Silent Barn, January 28.

Classical Music
19. Hear Bach & Beyond
Still the big B.
Is there a living composer who doesn’t feel J. S. Bach’s deep influence? The violinist Jennifer Koh has been matching up his solo sonatas and partitas with more recent Bach-laden music, and she ends a multiyear series here, pairing the sonatas Nos. 2 and 3 with Luciano Berio’s Sequenza VIII and a new work by John Harbison. —J.D.
92nd St. Y, January 31.

TV
20. Watch The Americans
Soviet-spy suspense.
The new season of this great domestic drama and espionage adventure tightens the screws on Phillip and Elizabeth Jennings (Matthew Rhys and Keri Russell) yet again, even though you might not have thought such a thing possible. In the heart-ripping season-two finale, the couple learned that their daughter had been targeted for recruitment by the same KGB handlers they dream of escaping; season three plunges them deeper into compromise. —M.Z.S
FX, Tuesdays at 10 p.m.

Theater
21. See Between Riverside and Crazy
Seven characters, river view.
A grieving ex-cop, a rent-controlled palace, a thief, a witch, and a secret: From these odd elements, Stephen Adly Guirgis conjures a moving inquiry into the nature of personality.

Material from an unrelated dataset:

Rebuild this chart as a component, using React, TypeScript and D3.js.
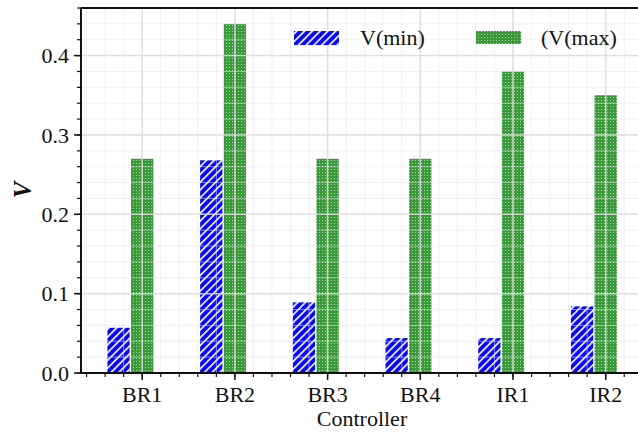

After a sold-out run at the Atlantic last summer, the play returns for a well-deserved encore. —J.G.
Second Stage, through March 22.

Pop
22. Listen to Jazmine Sullivan’s Reality Show
She’s the realest.
Sullivan is a true R&B diva, with a voice that swoops between a thick low range, floating high notes, and a gritty, ladies-first attitude. Her first album in five years, built on deep grooves and incisive lyrics written by Sullivan herself, feels both forward-looking and like a ’90s throwback in the best way.
RCA Records.

Dance
23. See Parsons Dance
And friends.
The work of David Parsons’s contemporaries is the draw here, notably a duet by the talented Trey McIntyre (who recently dismantled his exceptional troupe) and a piece by Robert Battle, the Alvin Ailey director whose work should be seen more in his hometown. —R.M.
Joyce Theater, through February 1.

Classical Music
24. Hear Joyce DiDonato and the Brentano Quartet
Soprano in charge.
Carnegie Hall gave the superb soprano Joyce DiDonato the latitude to program and perform whatever she wants this season. That, it turns out, is French—or French-tinged—music for string quartet and voice: Debussy, Charpentier, a handful of new lullabies, and Jake Heggie’s theatrical tribute to the sculptor Camille ­Claudel. —J.D.
Zankel Hall, February 5.

Theater
25. See You Can’t Take It With You
Before the dinner party ends.
Turns out that Kaufman and Hart’s great comedy can still spring off the page, and James Earl Jones, Elizabeth Ashley, Anna Chlumsky, and the delicious Annaleigh Ashford know how to keep it aloft from there. Hurry, while it’s still airborne.
Longacre Theatre; closes February 22.